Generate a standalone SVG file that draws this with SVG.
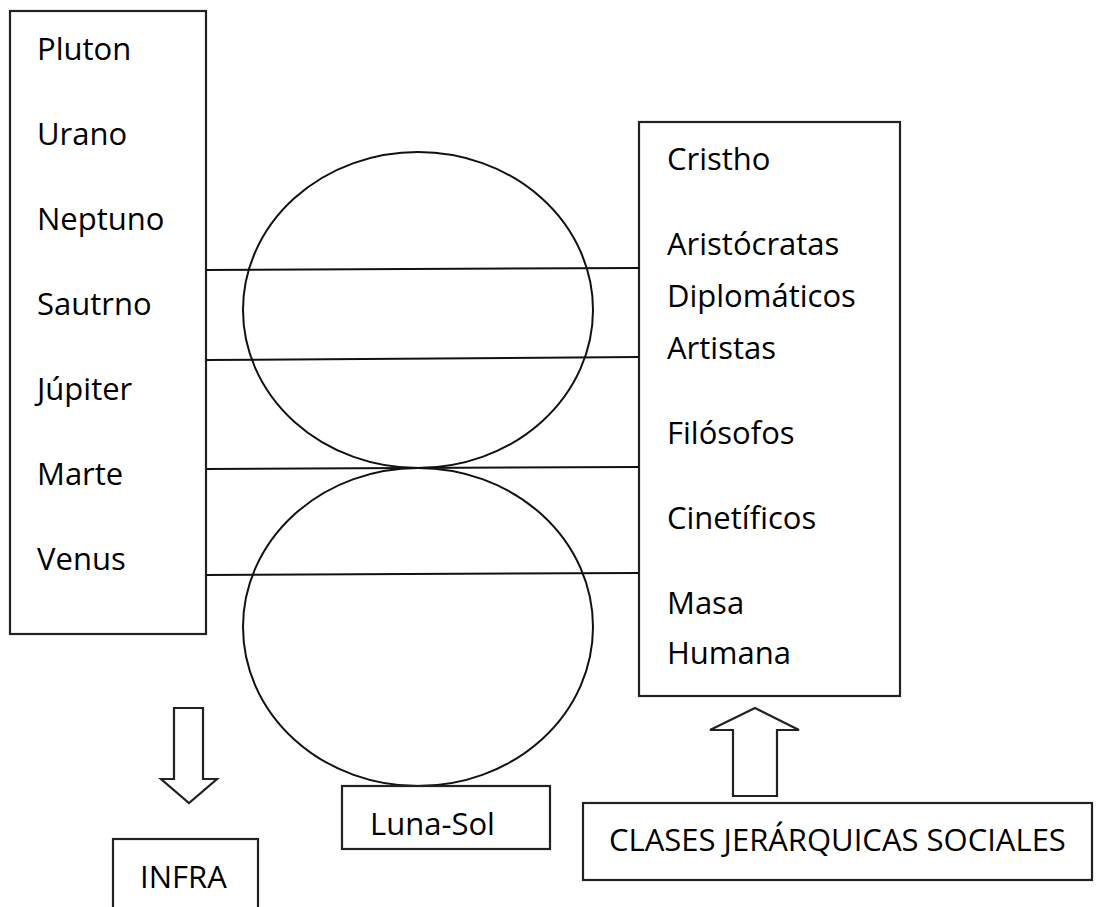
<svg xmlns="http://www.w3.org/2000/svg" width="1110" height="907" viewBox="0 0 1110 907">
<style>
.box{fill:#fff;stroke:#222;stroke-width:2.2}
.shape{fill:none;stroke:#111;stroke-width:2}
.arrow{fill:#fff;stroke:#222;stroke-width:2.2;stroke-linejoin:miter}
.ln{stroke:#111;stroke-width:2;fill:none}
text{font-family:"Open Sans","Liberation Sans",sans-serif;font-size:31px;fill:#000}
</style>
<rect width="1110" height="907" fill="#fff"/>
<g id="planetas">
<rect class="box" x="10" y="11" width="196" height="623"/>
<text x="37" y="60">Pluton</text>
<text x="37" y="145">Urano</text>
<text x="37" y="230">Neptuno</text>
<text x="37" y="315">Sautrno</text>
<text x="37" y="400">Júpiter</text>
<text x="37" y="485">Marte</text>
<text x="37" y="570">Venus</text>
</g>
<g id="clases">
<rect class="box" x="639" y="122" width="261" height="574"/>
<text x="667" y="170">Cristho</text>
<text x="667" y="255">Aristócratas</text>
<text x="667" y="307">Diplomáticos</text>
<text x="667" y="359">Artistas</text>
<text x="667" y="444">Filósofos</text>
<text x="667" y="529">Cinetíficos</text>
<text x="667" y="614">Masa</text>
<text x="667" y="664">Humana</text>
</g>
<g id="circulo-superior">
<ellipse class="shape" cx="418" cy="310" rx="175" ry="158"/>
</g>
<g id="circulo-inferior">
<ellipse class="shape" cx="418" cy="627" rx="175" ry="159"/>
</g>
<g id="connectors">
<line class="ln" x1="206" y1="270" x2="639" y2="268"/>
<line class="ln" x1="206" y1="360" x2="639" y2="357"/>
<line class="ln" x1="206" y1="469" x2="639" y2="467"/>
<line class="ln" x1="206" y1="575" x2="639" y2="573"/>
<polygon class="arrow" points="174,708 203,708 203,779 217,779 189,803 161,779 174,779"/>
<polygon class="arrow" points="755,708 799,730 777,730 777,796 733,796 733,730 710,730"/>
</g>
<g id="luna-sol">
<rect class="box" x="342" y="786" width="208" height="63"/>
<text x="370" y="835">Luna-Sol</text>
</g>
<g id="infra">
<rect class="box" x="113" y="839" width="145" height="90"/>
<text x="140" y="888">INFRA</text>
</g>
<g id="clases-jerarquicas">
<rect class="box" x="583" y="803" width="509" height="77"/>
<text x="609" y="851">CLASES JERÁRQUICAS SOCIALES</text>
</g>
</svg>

━━━━━━

### Objective:
Set every line down exactly as written, leaving each picture out.

### Right answer:
Generate a standalone SVG file that draws this with SVG.
<svg xmlns="http://www.w3.org/2000/svg" width="1110" height="907" viewBox="0 0 1110 907">
<style>
.box{fill:#fff;stroke:#222;stroke-width:2.2}
.shape{fill:none;stroke:#111;stroke-width:2}
.arrow{fill:#fff;stroke:#222;stroke-width:2.2;stroke-linejoin:miter}
.ln{stroke:#111;stroke-width:2;fill:none}
text{font-family:"Open Sans","Liberation Sans",sans-serif;font-size:31px;fill:#000}
</style>
<rect width="1110" height="907" fill="#fff"/>
<g id="planetas">
<rect class="box" x="10" y="11" width="196" height="623"/>
<text x="37" y="60">Pluton</text>
<text x="37" y="145">Urano</text>
<text x="37" y="230">Neptuno</text>
<text x="37" y="315">Sautrno</text>
<text x="37" y="400">Júpiter</text>
<text x="37" y="485">Marte</text>
<text x="37" y="570">Venus</text>
</g>
<g id="clases">
<rect class="box" x="639" y="122" width="261" height="574"/>
<text x="667" y="170">Cristho</text>
<text x="667" y="255">Aristócratas</text>
<text x="667" y="307">Diplomáticos</text>
<text x="667" y="359">Artistas</text>
<text x="667" y="444">Filósofos</text>
<text x="667" y="529">Cinetíficos</text>
<text x="667" y="614">Masa</text>
<text x="667" y="664">Humana</text>
</g>
<g id="circulo-superior">
<ellipse class="shape" cx="418" cy="310" rx="175" ry="158"/>
</g>
<g id="circulo-inferior">
<ellipse class="shape" cx="418" cy="627" rx="175" ry="159"/>
</g>
<g id="connectors">
<line class="ln" x1="206" y1="270" x2="639" y2="268"/>
<line class="ln" x1="206" y1="360" x2="639" y2="357"/>
<line class="ln" x1="206" y1="469" x2="639" y2="467"/>
<line class="ln" x1="206" y1="575" x2="639" y2="573"/>
<polygon class="arrow" points="174,708 203,708 203,779 217,779 189,803 161,779 174,779"/>
<polygon class="arrow" points="755,708 799,730 777,730 777,796 733,796 733,730 710,730"/>
</g>
<g id="luna-sol">
<rect class="box" x="342" y="786" width="208" height="63"/>
<text x="370" y="835">Luna-Sol</text>
</g>
<g id="infra">
<rect class="box" x="113" y="839" width="145" height="90"/>
<text x="140" y="888">INFRA</text>
</g>
<g id="clases-jerarquicas">
<rect class="box" x="583" y="803" width="509" height="77"/>
<text x="609" y="851">CLASES JERÁRQUICAS SOCIALES</text>
</g>
</svg>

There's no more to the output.